Typically, franchise relationships are formalised through contracts which state the nature of the relationship between the franchisor and the franchisee. Consequently, these contracts are known as relational contracts and are left incomplete purposely. The reason for this is that it is impossible for either party to foresee what issues they will have to deal with over the course of the franchisor – franchisee relationship that has the potential of spanning years or even decades.
For this reason alone, one must understand the intricacies of the franchise agreement and the obligations that each party must comply with in order to prevent business failure or even litigation.
Perhaps the two most important reasons one should seek legal advice when entering the field of franchising would be the complexities of franchising agreements as well as dispute resolution.
Franchise agreements are governed by the franchise disclosure document (FDD) which provides comprehensive information about the roles of the franchisor as well as the franchisee. This provides the franchisee with reliable information for him to make an informed decision about his investment. The FDD is a complex document consisting of 23 sections that must be laid out within the document in a specific order. Furthermore, this document must be made available within a specific timeframe (usually 14 days before the date the initial capital has been exchanged or the FDD needs to be signed). The document covers anything from the financial statements of the business to even the history of the franchise.
Some of the sections are quite easy to comprehend such as the financial statements, the fees and the estimated investment. Other sections require some specialised knowledge and a keen eye as they could greatly affect the nature of your franchise agreement.
Some sections are crucial to your terms of engagement and require legal advice as any deviation from this terms may lead to liability.

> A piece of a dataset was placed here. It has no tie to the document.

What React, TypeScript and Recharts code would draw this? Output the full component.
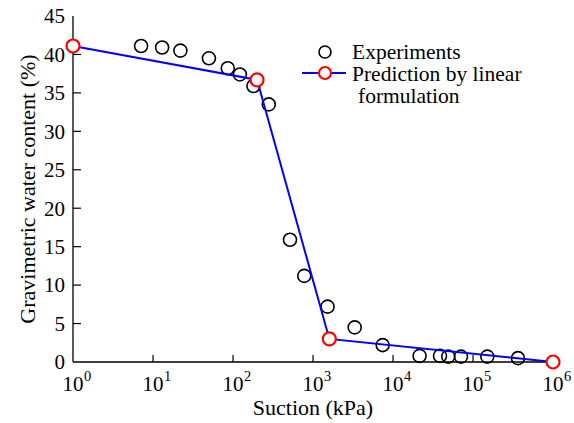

These particular sections are discussed in detail below:
This section prescribes any previous litigation regarding the franchisor or any of its key executive officers. Paying particular attention to this section, especially any claims on non – performance on the part of the franchisor, may be red flags.
- Franchisee’s obligation
This section lists the duties that the franchisee must carry out. This may include duties such as site selection, site development, lease purchases and policy compliance.
- Franchisor’s assistance
This section prescribes duties the franchisor must carry out regarding assisting the franchisee in setting up the business or running it. This includes assistance through training of store owners/ managers, business and design specifications as well as assistance in promotion and marketing of the franchisee.
This section prescribes the territory in which the franchisee is allowed to operate. This also determines the area under which the franchisee is allowed to deliver goods (if in the business of delivering goods).
This section prescribes the trademarks under which the franchisee is allowed to operate and this logo cannot be utilised for personal use.
- Patents and proprietary information
This section prescribes copyrighted information as well as franchise trade secrets. This information cannot be disclosed by the franchisee unless expressly stated by the franchisor.
- Renewal, termination, transfer, and dispute resolution
This section prescribes the length of the franchise term, requirements for franchise renewal or extension, terms for termination as well as dispute resolution for the most common breach of contract.
Legal advice is imperative in the case of breach of the franchise agreement. This is to prepare oneself for litigation or perhaps find a way to settle with the counterparty in the franchise agreement. There are common sources of disputes that may require legal assistance to deal with since they are a breach of contract
- Failure to terms of supply
Franchise – franchisor agreements often have clauses in which the franchisors dictate which suppliers meet their standard of quality. They often approve suppliers of goods and services from pre-specified companies that they have long – standing relationships with. The same applies for software supplies. Franchisees, on the other hand, may have local suppliers who they feel they have better relationships with and so may opt to source their supplies from these suppliers. This is obviously a breach of the franchise agreement.
- Misuse of trademark
Trademarks are a key item in the franchise’s brand. As such, they are only allowed to be used under very specific conditions in the franchise agreement. Any misuse on the part of the franchisees (such as using the franchise’s logo for personal promotion or use) is a breach of contract.
- Disclosure of trade secrets
Most franchisors have a competitive advantage in their capabilities or knowledge. This knowledge is treated as confidential information and is shared with the franchisee under the franchise agreement. Any disclosure of this information is a breach of contract.